**THE REQUEST:** Copy out, from the entries below, each line holding the string "with".

START WORKING DATA

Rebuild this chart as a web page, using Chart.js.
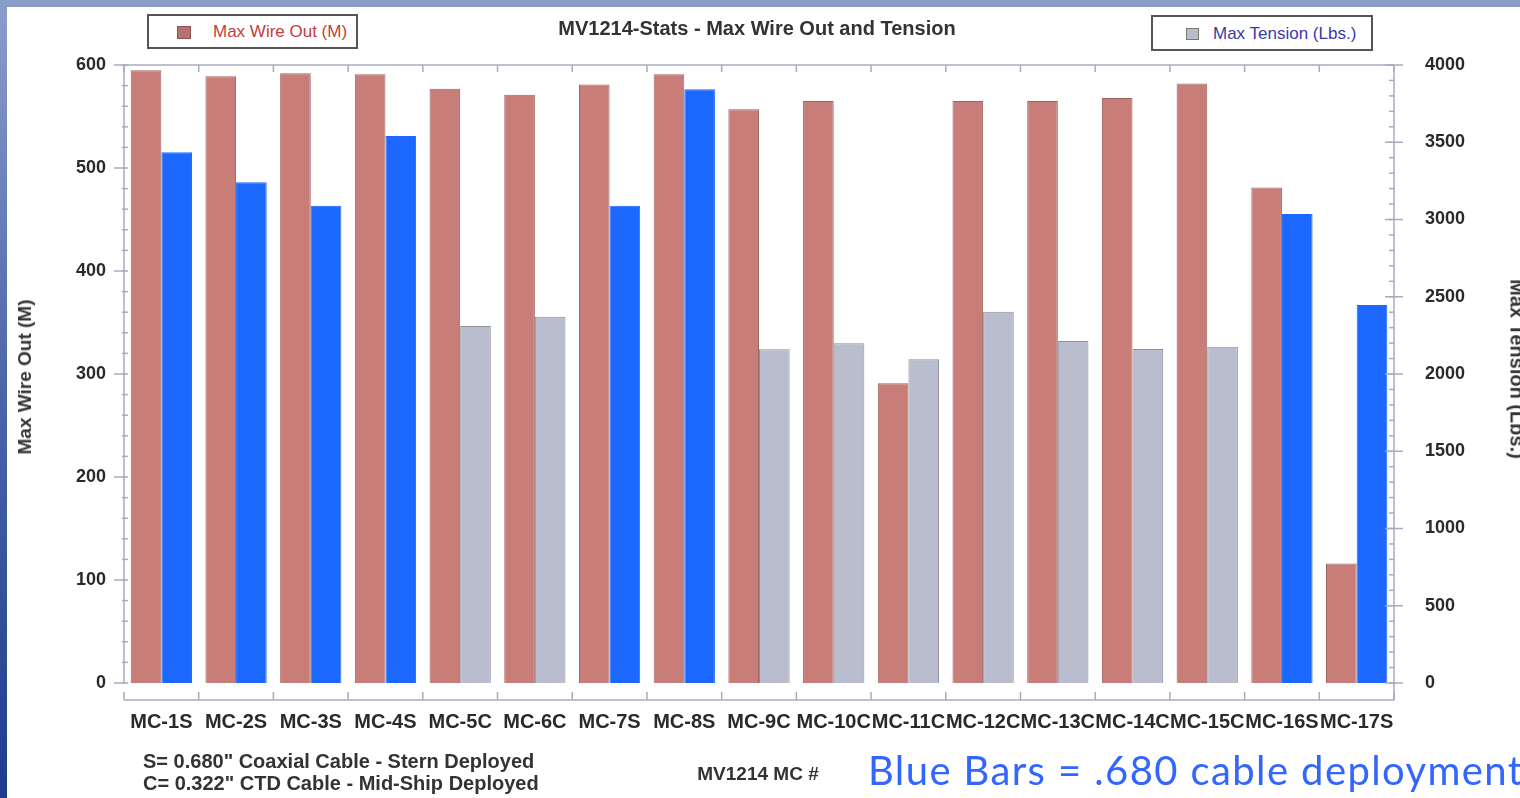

END WORKING DATA
START WORKING DATA

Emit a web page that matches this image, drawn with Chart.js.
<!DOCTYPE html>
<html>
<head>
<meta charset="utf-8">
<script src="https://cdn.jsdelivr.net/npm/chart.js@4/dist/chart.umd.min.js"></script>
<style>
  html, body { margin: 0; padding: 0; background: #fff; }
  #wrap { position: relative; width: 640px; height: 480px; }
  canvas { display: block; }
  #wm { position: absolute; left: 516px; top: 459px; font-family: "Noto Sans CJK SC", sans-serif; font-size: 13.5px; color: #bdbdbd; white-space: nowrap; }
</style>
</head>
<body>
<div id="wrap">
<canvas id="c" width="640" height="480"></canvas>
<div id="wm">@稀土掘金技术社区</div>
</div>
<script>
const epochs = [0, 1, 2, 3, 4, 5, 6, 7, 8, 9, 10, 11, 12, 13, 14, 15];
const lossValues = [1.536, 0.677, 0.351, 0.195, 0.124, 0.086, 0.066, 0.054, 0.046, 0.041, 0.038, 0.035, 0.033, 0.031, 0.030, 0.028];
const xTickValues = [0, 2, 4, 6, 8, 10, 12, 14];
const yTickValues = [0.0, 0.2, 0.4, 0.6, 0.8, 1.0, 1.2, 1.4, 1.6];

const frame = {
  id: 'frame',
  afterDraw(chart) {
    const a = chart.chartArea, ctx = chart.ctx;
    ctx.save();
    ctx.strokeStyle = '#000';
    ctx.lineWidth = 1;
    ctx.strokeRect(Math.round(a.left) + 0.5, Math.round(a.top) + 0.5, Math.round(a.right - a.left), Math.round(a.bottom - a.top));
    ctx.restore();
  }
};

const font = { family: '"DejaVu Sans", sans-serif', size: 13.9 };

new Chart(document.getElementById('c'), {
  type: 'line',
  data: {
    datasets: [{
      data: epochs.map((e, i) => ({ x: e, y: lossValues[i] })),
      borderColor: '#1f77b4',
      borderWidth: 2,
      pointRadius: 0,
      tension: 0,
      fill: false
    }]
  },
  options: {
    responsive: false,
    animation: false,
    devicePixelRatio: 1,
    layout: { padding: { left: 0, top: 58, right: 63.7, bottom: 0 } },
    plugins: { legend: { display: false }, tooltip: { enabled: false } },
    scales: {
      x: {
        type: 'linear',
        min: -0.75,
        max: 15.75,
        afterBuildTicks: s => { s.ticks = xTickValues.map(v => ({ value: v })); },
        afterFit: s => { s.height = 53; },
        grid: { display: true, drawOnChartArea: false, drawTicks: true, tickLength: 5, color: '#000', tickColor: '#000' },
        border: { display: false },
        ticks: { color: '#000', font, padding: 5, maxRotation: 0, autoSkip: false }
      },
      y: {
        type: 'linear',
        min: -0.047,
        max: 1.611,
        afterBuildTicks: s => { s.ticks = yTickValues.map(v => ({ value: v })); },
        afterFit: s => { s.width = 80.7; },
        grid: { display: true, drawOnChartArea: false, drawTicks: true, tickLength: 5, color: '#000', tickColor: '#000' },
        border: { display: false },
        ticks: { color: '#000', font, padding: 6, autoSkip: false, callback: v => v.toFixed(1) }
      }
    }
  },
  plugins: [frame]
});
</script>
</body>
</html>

END WORKING DATA
START WORKING DATA

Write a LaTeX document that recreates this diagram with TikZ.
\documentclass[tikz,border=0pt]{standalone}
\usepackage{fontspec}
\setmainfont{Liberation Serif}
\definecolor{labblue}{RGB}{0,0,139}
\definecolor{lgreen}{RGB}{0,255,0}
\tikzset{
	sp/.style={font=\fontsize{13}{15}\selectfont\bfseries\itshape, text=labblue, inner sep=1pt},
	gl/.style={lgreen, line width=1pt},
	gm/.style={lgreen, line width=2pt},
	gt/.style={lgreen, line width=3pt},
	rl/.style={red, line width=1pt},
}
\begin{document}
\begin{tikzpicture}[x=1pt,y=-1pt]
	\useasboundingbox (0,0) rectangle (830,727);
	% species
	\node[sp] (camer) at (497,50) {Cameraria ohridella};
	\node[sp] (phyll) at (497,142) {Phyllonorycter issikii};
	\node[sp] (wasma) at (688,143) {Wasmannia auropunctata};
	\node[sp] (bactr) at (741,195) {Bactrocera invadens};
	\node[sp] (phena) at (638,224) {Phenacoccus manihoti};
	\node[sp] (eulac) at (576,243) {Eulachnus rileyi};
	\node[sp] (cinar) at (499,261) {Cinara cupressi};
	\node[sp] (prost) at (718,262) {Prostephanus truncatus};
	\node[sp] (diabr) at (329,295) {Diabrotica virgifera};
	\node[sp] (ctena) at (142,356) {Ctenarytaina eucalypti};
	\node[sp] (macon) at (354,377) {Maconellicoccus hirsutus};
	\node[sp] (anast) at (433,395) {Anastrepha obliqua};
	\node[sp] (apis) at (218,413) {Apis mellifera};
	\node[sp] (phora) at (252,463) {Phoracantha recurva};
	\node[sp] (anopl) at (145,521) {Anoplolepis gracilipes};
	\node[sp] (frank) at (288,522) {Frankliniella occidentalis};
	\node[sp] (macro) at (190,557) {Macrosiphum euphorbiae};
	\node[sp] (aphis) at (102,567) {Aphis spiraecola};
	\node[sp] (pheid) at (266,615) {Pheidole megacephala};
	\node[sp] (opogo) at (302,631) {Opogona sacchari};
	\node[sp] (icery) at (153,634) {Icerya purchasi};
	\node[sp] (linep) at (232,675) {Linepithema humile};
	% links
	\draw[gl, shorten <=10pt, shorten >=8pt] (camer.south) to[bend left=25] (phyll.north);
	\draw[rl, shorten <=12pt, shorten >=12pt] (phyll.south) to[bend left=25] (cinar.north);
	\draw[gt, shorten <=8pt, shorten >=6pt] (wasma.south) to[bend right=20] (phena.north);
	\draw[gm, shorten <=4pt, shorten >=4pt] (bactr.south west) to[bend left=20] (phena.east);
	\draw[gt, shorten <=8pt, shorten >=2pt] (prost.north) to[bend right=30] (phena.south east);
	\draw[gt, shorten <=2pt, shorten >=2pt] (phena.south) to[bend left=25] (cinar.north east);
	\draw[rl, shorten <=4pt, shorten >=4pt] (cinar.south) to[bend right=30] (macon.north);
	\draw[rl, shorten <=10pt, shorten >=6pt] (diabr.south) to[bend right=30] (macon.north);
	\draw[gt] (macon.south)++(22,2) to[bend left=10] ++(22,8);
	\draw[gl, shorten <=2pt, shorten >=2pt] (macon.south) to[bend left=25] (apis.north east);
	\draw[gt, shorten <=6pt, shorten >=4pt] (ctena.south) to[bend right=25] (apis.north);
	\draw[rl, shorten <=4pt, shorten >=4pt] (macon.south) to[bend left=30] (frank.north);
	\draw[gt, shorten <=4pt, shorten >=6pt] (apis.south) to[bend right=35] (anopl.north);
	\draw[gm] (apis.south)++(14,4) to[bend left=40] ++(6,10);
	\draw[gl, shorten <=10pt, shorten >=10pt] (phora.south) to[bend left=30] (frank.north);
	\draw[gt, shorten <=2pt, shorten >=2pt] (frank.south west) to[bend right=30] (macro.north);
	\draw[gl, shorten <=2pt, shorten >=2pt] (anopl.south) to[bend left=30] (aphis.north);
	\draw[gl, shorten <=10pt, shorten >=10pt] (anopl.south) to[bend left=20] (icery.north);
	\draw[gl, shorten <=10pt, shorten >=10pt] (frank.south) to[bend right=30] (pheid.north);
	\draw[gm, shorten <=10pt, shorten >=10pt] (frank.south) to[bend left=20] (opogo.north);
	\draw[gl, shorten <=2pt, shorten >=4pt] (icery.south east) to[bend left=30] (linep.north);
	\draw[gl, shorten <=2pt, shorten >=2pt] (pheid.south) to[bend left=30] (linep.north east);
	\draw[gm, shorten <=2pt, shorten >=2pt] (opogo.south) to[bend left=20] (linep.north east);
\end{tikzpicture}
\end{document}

END WORKING DATA

**OUTPUT FOR THIS EXERCISE:**
Emit a web page that matches this image, drawn with Chart.js.
Write a LaTeX document that recreates this diagram with TikZ.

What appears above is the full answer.